Challenge: Reproduce the data below in full and exclude every picture.

Data lines:
★ ★ ★ ★
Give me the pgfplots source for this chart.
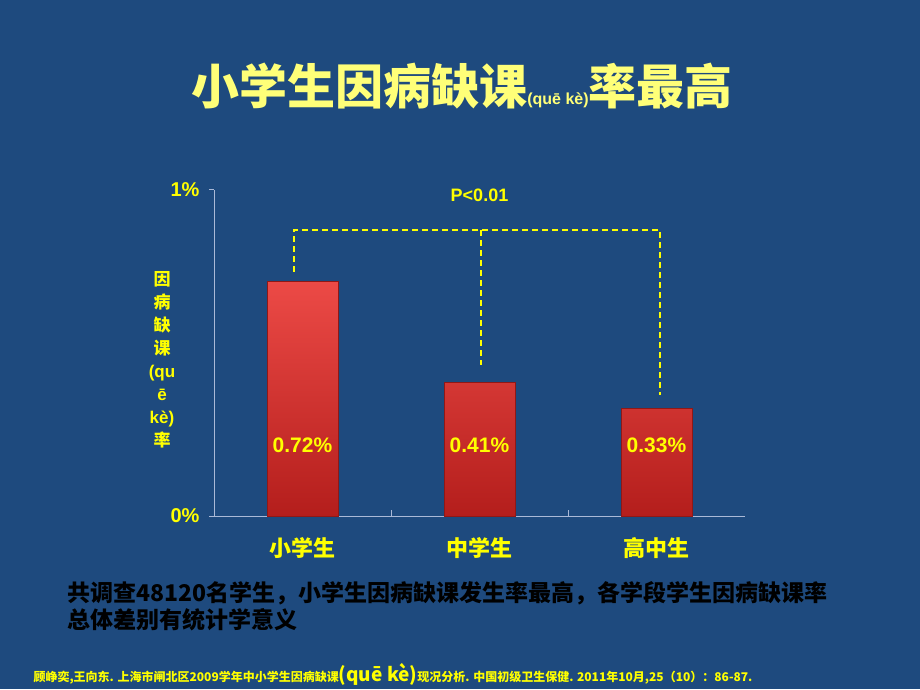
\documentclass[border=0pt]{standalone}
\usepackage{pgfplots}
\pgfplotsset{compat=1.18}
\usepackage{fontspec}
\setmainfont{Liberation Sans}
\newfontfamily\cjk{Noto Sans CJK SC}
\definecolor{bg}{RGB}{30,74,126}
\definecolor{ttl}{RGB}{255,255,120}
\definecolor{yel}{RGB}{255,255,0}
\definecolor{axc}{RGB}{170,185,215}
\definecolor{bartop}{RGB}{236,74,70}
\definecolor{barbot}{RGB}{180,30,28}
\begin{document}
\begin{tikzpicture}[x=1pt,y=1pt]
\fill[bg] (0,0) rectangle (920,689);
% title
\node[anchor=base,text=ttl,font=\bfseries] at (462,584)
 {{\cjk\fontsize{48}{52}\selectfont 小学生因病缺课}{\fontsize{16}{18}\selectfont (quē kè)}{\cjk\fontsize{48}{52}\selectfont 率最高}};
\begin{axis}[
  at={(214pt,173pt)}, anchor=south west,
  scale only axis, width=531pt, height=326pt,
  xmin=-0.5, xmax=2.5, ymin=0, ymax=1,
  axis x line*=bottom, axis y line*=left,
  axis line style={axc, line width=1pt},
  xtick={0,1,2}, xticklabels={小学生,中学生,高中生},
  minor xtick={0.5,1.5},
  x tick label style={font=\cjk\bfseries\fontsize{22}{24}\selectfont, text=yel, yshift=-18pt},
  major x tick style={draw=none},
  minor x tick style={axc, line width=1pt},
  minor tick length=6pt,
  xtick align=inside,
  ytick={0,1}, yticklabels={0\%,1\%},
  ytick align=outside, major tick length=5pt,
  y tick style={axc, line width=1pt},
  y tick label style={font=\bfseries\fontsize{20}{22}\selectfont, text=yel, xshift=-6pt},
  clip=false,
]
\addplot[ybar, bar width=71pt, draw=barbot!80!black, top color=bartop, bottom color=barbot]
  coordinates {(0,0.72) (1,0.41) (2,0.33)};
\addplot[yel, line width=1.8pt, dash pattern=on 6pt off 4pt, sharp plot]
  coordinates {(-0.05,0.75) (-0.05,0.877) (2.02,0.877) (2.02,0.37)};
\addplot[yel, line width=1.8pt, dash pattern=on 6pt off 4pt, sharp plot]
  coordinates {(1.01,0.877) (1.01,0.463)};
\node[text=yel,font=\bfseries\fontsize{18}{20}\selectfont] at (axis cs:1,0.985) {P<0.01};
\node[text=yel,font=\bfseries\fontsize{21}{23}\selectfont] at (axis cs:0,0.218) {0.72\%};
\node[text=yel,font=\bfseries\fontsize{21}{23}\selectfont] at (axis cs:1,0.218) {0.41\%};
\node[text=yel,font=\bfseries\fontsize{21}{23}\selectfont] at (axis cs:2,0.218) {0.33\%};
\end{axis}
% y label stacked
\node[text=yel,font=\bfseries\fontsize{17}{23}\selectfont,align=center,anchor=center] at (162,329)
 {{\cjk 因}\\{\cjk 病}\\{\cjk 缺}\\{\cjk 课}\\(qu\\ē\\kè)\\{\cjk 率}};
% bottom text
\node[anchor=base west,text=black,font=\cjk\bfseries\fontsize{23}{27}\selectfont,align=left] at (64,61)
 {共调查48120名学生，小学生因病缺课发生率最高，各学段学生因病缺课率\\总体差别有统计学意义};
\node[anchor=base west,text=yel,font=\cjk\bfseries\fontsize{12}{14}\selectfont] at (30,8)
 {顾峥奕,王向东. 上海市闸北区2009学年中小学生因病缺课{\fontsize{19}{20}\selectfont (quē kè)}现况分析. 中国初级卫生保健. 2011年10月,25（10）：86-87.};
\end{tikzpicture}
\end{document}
★ ★ ★ ★
Response to this exercise:
Give me the pgfplots source for this chart.
\documentclass[border=0pt]{standalone}
\usepackage{pgfplots}
\pgfplotsset{compat=1.18}
\usepackage{fontspec}
\setmainfont{Liberation Sans}
\newfontfamily\cjk{Noto Sans CJK SC}
\definecolor{bg}{RGB}{30,74,126}
\definecolor{ttl}{RGB}{255,255,120}
\definecolor{yel}{RGB}{255,255,0}
\definecolor{axc}{RGB}{170,185,215}
\definecolor{bartop}{RGB}{236,74,70}
\definecolor{barbot}{RGB}{180,30,28}
\begin{document}
\begin{tikzpicture}[x=1pt,y=1pt]
\fill[bg] (0,0) rectangle (920,689);
% title
\node[anchor=base,text=ttl,font=\bfseries] at (462,584)
 {{\cjk\fontsize{48}{52}\selectfont 小学生因病缺课}{\fontsize{16}{18}\selectfont (quē kè)}{\cjk\fontsize{48}{52}\selectfont 率最高}};
\begin{axis}[
  at={(214pt,173pt)}, anchor=south west,
  scale only axis, width=531pt, height=326pt,
  xmin=-0.5, xmax=2.5, ymin=0, ymax=1,
  axis x line*=bottom, axis y line*=left,
  axis line style={axc, line width=1pt},
  xtick={0,1,2}, xticklabels={小学生,中学生,高中生},
  minor xtick={0.5,1.5},
  x tick label style={font=\cjk\bfseries\fontsize{22}{24}\selectfont, text=yel, yshift=-18pt},
  major x tick style={draw=none},
  minor x tick style={axc, line width=1pt},
  minor tick length=6pt,
  xtick align=inside,
  ytick={0,1}, yticklabels={0\%,1\%},
  ytick align=outside, major tick length=5pt,
  y tick style={axc, line width=1pt},
  y tick label style={font=\bfseries\fontsize{20}{22}\selectfont, text=yel, xshift=-6pt},
  clip=false,
]
\addplot[ybar, bar width=71pt, draw=barbot!80!black, top color=bartop, bottom color=barbot]
  coordinates {(0,0.72) (1,0.41) (2,0.33)};
\addplot[yel, line width=1.8pt, dash pattern=on 6pt off 4pt, sharp plot]
  coordinates {(-0.05,0.75) (-0.05,0.877) (2.02,0.877) (2.02,0.37)};
\addplot[yel, line width=1.8pt, dash pattern=on 6pt off 4pt, sharp plot]
  coordinates {(1.01,0.877) (1.01,0.463)};
\node[text=yel,font=\bfseries\fontsize{18}{20}\selectfont] at (axis cs:1,0.985) {P<0.01};
\node[text=yel,font=\bfseries\fontsize{21}{23}\selectfont] at (axis cs:0,0.218) {0.72\%};
\node[text=yel,font=\bfseries\fontsize{21}{23}\selectfont] at (axis cs:1,0.218) {0.41\%};
\node[text=yel,font=\bfseries\fontsize{21}{23}\selectfont] at (axis cs:2,0.218) {0.33\%};
\end{axis}
% y label stacked
\node[text=yel,font=\bfseries\fontsize{17}{23}\selectfont,align=center,anchor=center] at (162,329)
 {{\cjk 因}\\{\cjk 病}\\{\cjk 缺}\\{\cjk 课}\\(qu\\ē\\kè)\\{\cjk 率}};
% bottom text
\node[anchor=base west,text=black,font=\cjk\bfseries\fontsize{23}{27}\selectfont,align=left] at (64,61)
 {共调查48120名学生，小学生因病缺课发生率最高，各学段学生因病缺课率\\总体差别有统计学意义};
\node[anchor=base west,text=yel,font=\cjk\bfseries\fontsize{12}{14}\selectfont] at (30,8)
 {顾峥奕,王向东. 上海市闸北区2009学年中小学生因病缺课{\fontsize{19}{20}\selectfont (quē kè)}现况分析. 中国初级卫生保健. 2011年10月,25（10）：86-87.};
\end{tikzpicture}
\end{document}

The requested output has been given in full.